The TIGTA audit revealed a number of major system and operational problems that have hindered or delayed the IRS’ enforcement of these provisions. As a result, the IRS has been unable to identify the employers potentially subject to an employer shared responsibility penalty or to assess any penalties.
Although no penalties have been assessed under the employer shared responsibility rules at this time, employers subject to these rules are still responsible for compliance.
The TIGTA report emphasized that the IRS’ systems to enforce these provisions have not been canceled, and could be up and running as early as May 2017.
Future Enforcement
At this time, the IRS has been unable to identify the employers potentially subject to an employer shared responsibility penalty or to assess any penalties. To enforce these rules going forward, the IRS plans to mail a letter to ALEs informing them of their potential liability for a penalty. These letters will:
- Include the names of the employees who received a subsidy for the applicable tax year; and
- Provide ALEs with an opportunity to respond before any penalty liability is assessed or notice and demand for payment is made.
These letters are separate from the Section 1411 Certification sent by the Department of Health and Human Services (HHS) that employers began receiving in 2016. The Section 1411 Certifications are sent to all employers with employees who receive a subsidy to purchase coverage through an Exchange (including both ALEs and non-ALEs). Section 1411 Certifications do not trigger or assess any penalties for any employers.

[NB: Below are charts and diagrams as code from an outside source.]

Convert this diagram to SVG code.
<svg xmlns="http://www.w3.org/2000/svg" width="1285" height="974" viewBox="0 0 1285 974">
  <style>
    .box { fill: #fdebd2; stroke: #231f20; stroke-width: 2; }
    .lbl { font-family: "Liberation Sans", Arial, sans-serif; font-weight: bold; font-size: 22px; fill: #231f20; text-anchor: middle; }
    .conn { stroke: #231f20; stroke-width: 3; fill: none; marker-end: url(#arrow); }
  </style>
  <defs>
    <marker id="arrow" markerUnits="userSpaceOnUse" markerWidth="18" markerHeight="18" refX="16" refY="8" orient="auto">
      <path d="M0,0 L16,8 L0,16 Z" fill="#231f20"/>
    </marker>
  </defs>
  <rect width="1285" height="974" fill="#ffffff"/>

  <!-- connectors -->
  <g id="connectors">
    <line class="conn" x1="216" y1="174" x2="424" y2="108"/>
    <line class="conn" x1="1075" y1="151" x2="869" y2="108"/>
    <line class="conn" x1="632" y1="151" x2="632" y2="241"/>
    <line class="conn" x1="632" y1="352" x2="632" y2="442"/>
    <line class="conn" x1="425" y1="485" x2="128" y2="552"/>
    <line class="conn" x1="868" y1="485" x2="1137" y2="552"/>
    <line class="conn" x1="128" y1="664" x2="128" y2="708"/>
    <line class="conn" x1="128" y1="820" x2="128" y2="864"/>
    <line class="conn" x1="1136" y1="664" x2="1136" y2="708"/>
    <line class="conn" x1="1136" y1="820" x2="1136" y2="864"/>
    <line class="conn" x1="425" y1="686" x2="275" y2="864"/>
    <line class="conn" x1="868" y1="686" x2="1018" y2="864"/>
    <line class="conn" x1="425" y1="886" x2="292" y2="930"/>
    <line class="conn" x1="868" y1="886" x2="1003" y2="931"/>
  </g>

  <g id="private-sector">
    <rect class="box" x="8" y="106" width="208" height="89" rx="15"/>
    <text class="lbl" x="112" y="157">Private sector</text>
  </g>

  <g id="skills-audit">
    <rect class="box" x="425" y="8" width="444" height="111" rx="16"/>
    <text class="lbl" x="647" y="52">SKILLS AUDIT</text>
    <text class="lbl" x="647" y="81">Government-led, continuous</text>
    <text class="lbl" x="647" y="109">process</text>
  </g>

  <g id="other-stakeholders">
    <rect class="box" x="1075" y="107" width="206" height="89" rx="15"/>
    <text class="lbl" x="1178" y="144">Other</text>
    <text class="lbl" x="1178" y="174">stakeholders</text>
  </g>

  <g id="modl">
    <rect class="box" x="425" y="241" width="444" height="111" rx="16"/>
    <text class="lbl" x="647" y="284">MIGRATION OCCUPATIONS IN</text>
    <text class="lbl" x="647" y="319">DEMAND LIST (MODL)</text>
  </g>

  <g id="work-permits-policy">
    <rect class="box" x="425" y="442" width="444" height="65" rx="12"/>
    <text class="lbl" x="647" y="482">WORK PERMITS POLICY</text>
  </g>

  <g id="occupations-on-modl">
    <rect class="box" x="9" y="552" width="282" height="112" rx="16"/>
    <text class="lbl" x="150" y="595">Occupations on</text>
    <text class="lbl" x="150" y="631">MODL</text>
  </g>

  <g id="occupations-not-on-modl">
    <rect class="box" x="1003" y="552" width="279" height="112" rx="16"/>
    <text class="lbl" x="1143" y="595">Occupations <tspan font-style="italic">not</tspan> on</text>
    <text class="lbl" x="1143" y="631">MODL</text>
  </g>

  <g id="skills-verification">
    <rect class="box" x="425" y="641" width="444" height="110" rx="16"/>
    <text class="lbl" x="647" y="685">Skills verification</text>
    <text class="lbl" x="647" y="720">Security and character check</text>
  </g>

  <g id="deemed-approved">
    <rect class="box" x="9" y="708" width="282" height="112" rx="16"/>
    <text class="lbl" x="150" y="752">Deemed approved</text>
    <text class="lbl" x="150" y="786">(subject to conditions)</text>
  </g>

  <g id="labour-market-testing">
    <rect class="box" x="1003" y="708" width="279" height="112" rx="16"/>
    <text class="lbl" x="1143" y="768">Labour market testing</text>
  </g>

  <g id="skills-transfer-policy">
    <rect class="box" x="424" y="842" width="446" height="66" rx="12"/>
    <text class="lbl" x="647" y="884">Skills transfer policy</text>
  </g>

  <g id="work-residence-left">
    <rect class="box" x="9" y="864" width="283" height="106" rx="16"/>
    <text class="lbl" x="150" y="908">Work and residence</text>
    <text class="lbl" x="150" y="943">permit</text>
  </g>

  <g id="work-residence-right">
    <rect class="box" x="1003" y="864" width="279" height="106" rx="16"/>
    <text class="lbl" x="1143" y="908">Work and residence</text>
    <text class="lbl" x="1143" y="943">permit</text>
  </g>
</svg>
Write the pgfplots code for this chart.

The IRS previously indicated that it expected to begin sending letters in early 2017 informing ALEs that filed Forms 1094-C and 1095-C of their potential liability for an employer shared responsibility penalty for the 2015 calendar year (with reporting in 2016).. However, at this time, no letters have been sent to any ALEs
For future years, the IRS expects to begin issuing these letters in the latter part of each calendar year in which reporting was due (for example, in late 2018 for reporting in 2018 for coverage in 2017).